Die Tochter Liesel, verh. Binzer, hat 1993 das Leben ihrer Familie im KZ Theresienstadt u.a. so beschrieben:
„[Meine Mutter] hat […] schwer gearbeitet. Ich war im Kinderheim, mein Vater war im Lazarett. Er hatte ja keine Beine und konnte nicht arbeiten. Meine Mutter hat von morgens bis abends in der Glimmer-Fabrik gearbeitet […]. Später hat sie dann in der Küche gearbeitet, hat auch mal ein paar Kartoffeln geklaut und uns alle dadurch am Leben erhalten [… Mein Vater war] ein Typ, der keine Angst kannte […]. Er hat sich immer darauf berufen, er habe im Ersten Weltkrieg gekämpft […]. Er hat die ganzen Jahre praktisch immer im Lazarett oder im Krankenhaus gelegen.“
Liesel hat ihren 6. Geburtstag auf der Isolierstation der KZ-Krankenstation erlebt. Später spielte sie in dem NS-Propaganda-Film „Theresienstadt. Ein Dokumentarfilm aus dem jüdischen Siedlungsgebiet“ von 1945 (Regie: Kurt Gerron und Karel Peceny), der nach dem Besuch der Delegation des Internationalen Roten Kreuzes im Juli 1944 gedreht worden war, eine kleine Rolle: Sie musste vor einer Café-Kulisse ein nicht vorhandenes Eis schlecken.

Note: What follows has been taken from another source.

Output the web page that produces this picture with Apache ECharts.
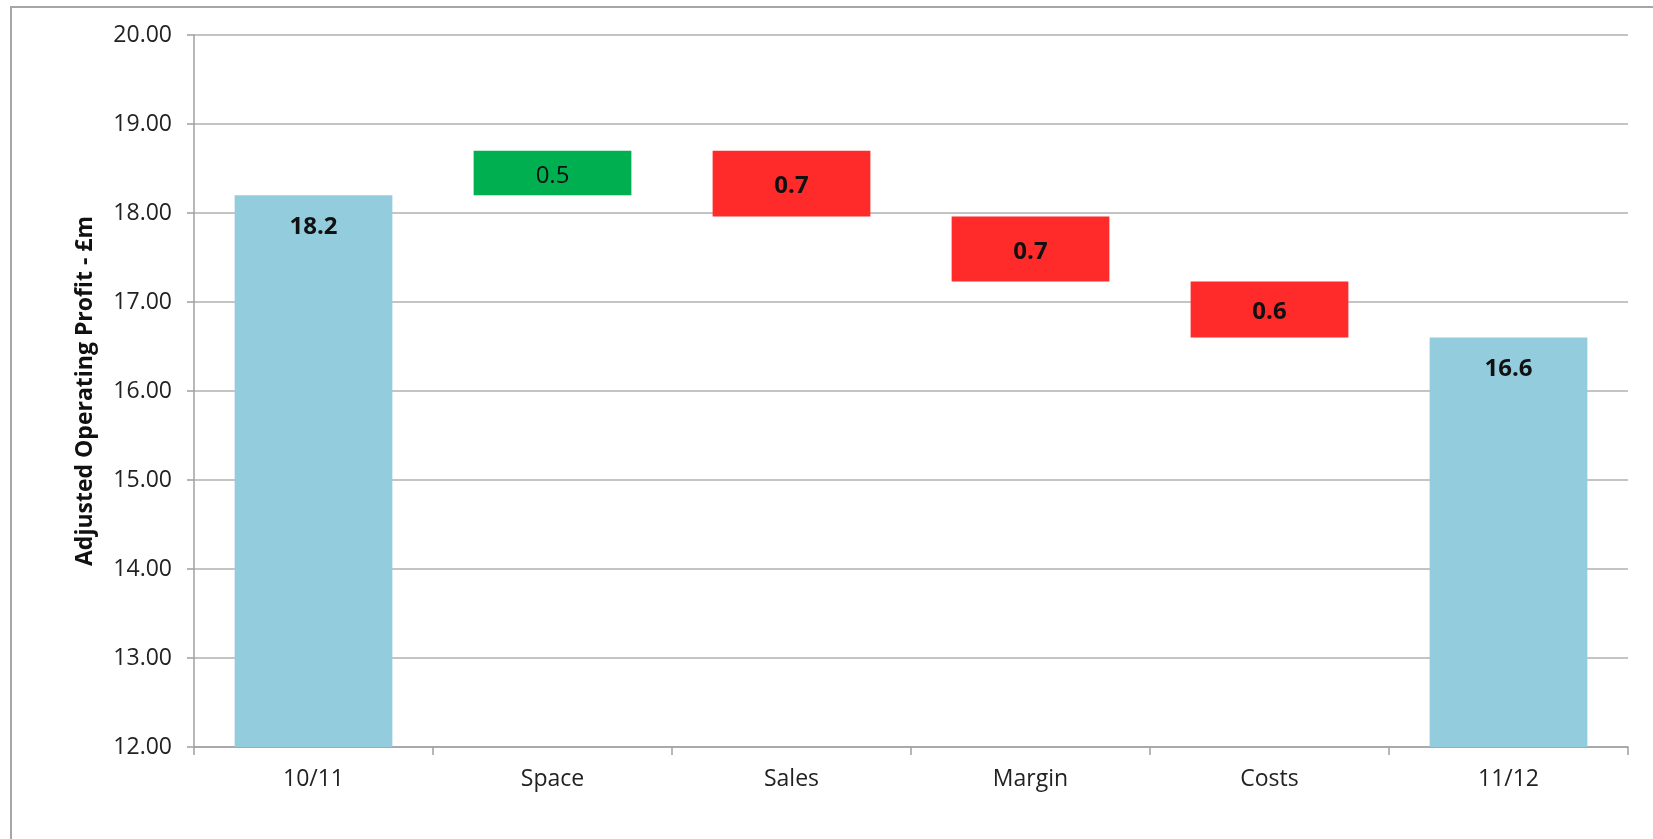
<!DOCTYPE html>
<html>
<head>
<meta charset="utf-8">
<script src="https://cdn.jsdelivr.net/npm/echarts@6/dist/echarts.min.js"></script>
<style>
  html, body { margin: 0; padding: 0; background: #fff; }
  #frame { position: absolute; left: 10px; top: 6px; width: 1700px; height: 900px;
           border-left: 2px solid #a6a6a6; border-top: 2px solid #a6a6a6; }
  #chart { position: absolute; left: 0; top: 0; width: 1653px; height: 839px; }
</style>
</head>
<body>
<div id="frame"></div>
<div id="chart"></div>
<script>
const categories = ['10/11', 'Space', 'Sales', 'Margin', 'Costs', '11/12'];
const barLow  = [0,    18.2, 17.96, 17.23, 16.6,  0];
const barHigh = [18.2, 18.7, 18.7,  17.96, 17.23, 16.6];
const barLabels = ['18.2', '0.5', '0.7', '0.7', '0.6', '16.6'];
const barColors = ['#93CDDD', '#00B050', '#FF2A2A', '#FF2A2A', '#FF2A2A', '#93CDDD'];
const yTicks = { min: 12, max: 20, interval: 1 };

const isTotal = (i) => i === 0 || i === categories.length - 1;
const deltas = barHigh.map((h, i) => +(h - barLow[i]).toFixed(2));

const chart = echarts.init(document.getElementById('chart'));
chart.setOption({
  animation: false,
  grid: { left: 194, right: 25, top: 35, bottom: 92 },
  xAxis: {
    type: 'category',
    data: categories,
    axisLine: { lineStyle: { color: '#a0a0a0', width: 1.5 } },
    axisTick: { show: true, length: 8, lineStyle: { color: '#a0a0a0', width: 1.5 } },
    axisLabel: { fontFamily: 'Open Sans', fontSize: 23, color: '#222', margin: 21 }
  },
  yAxis: {
    type: 'value',
    min: yTicks.min, max: yTicks.max, interval: yTicks.interval,
    name: 'Adjusted Operating Profit - £m',
    nameLocation: 'middle',
    nameGap: 97,
    nameTextStyle: { fontFamily: 'Open Sans', fontWeight: 'bold', fontSize: 23, color: '#111' },
    axisLine: { show: true, lineStyle: { color: '#a0a0a0', width: 1.5 } },
    axisTick: { show: true, length: 7, lineStyle: { color: '#a0a0a0', width: 1.5 } },
    splitLine: { lineStyle: { color: '#b0b0b0', width: 1.5 } },
    axisLabel: { fontFamily: 'Open Sans', fontSize: 23, color: '#222', margin: 22,
                 formatter: (v) => v.toFixed(2) }
  },
  series: [
    {
      type: 'bar', stack: 'wf', silent: true,
      barCategoryGap: '34%',
      itemStyle: { color: 'transparent' },
      data: barLow
    },
    {
      type: 'bar', stack: 'wf',
      barCategoryGap: '34%',
      data: deltas.map((d, i) => ({
        value: d,
        itemStyle: { color: barColors[i] },
        label: {
          show: true,
          formatter: barLabels[i],
          position: isTotal(i) ? 'insideTop' : 'inside',
          distance: 20,
          offset: isTotal(i) ? [0, 0] : [0, 3],
          fontFamily: 'Open Sans',
          fontSize: 24,
          fontWeight: i === 1 ? 'normal' : 'bold',
          color: '#111'
        }
      }))
    }
  ]
});
</script>
</body>
</html>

Bernhard, Hilde und Liesel Michel haben das KZ Theresienstadt überlebt und sind nach dem Krieg nach Freckenhorst heimgekehrt. Liesel besuchte dort die Volksschule und später das Mädchengymnasium in Warendorf, wo sie 1957 das Abitur ablegte. Sie wurde Finanzbeamtin und heiratete den aus Berlin stammenden Hans David Binzer (*1931), mit dem sie drei Kinder bekam. Sie lebt heute in der Nähe von Frankfurt.
Mutter Hilde starb im selben Jahr wie Vater Bernhard, der am 24. November 1977 in einer Frankfurter Klinik gestorben ist. Beide wurden auf dem jüdischen Friedhof von Freckenhorst beerdigt.